The Activist Investor Blog
The Activist Investor Blog
Corporate Cash Hoarding and The Great Recession
How badly could the US economy could have used almost $1 trillion in spending and investment last year?
Blame abounds for the previously-dead-but-only-slowly-reviving economy: profligate Wall Street, a confused Federal Reserve, strapped consumers, and of course the clueless White House. How about US corporations and their leaders? They oversee a cash “hoard” (to use the term from an op-ed in the Wall Street Journal, and which we previously discussed) that dwarfs the infrastructure and tax cut plans bandied about last year, and handily exceeds the 2009 stimulus package.
Yet, risk averse corporate executives sit on that cash, too scared to spend it. Then, they turn reckless, and these days wait expectantly to spend (or waste) that cash on value-destroying but ego-feeding mergers and acquisitions. To see this, merely think about their corporate balance sheets as we smart investors do.
The Federal Reserve reported at the end of October that US corporations (other than banks and other financial services companies) held over $1.9 trillion in cash and liquid securities, a 26% increase over the year-ago level and the highest level in almost 50 years. Wise investors ask, why do companies need cash at all, and how much do they truly require?
Corporations have two reasons to hold cash:
❖to fund fluctuations in daily, weekly, or monthly operations
❖to invest: in research and development, in growth.
Investors widely believe that risk averse managers routinely keep much more operational cash than makes economic sense.
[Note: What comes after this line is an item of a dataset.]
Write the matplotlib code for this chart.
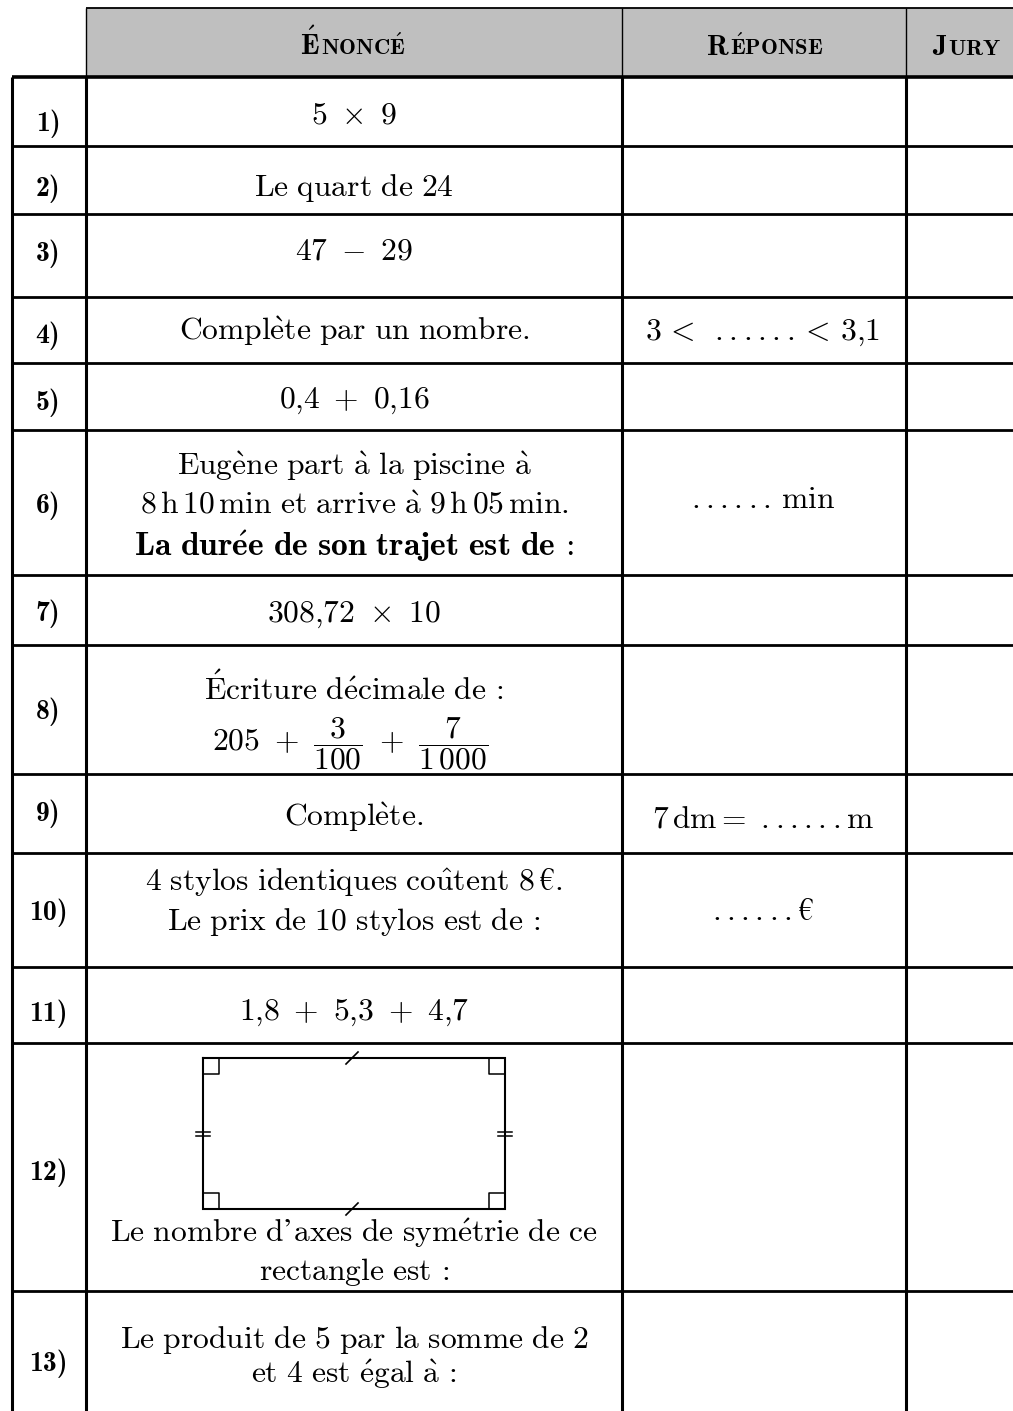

CEOs worry, needlessly, that they require many months’ worth of reserves when at most several weeks’ worth will do.
Then, these managers turn careless, and waste much of the cash that they do invest, like a teenage shopper at the mall with a paycheck burning a hole in her pocket. Countless academic studies demonstrate the folly of corporate deal-making.
Look at Microsoft, which has for years attracted attention from investors for its substantial cash balances. Eric Jackson of Ironfire Capital last year submitted a resolution to the company that calls for a dramatic increase in their quarterly dividend, thus transferring a chunk of that cash from managers to investors.
As of December 2010 Microsoft held about $31 billion in net cash, after paying off $10 billion in debt. The company’s day-to-day cash needs hardly vary; it’s a veritable cash flow machine. I estimate they need a cushion of a couple billion or so dollars, in case collections slow down temporarily, or expenses spike a bit. Call it $3 billion.
So, they have an extra $28 billion or so on hand, ready to spend on…what? A bidding war with Google or Apple for some attractive technology similar to the one that Dell and Hewlett-Packard fought for 3PAR?
If management pays out some of that cash to hungry investors, they company will hardly miss it. What does it need that it can buy with $28 billion that it can’t buy with $10 billion or $15 billion? More to the point, what should investors allow them to buy with even $5 billion? Blessed little, based on most corporations’ M&A track records.
Experienced investors have gone through this with management and directors at almost every other US public company, who all think and act similarly. Although not as big as Microsoft, most US corporations hold cash balances in similar proportions. While estimates vary, a conservative but fair analysis suggests that corporations hold more than twice what they need to fund even unusual variation in operations. Pleas to return the extra cash to investors typically fall on deaf ears.
Where does all this extra cash sit right now? In the bank, of course, where lenders do anything but lend these days. It earns a meager money market return for these corporations, and us investors. It does investors, and now the US economy, little good there.
Suppose CEOs really listened to shareholders, and paid out as dividends and share repurchases the cash they can’t use now, and don’t really need. How about we investors split it with them, and let them keep half of the $1.9 trillion for themselves? That’s over $900 billion in investable cash that shareholders will spend much more quickly, and at least as wisely, than risk averse-then-reckless executives will.
Executives have rarely shown that they can spend money as well as investors. They also deprived the economy, as well as investors, of billions of dollars in badly-needed funding.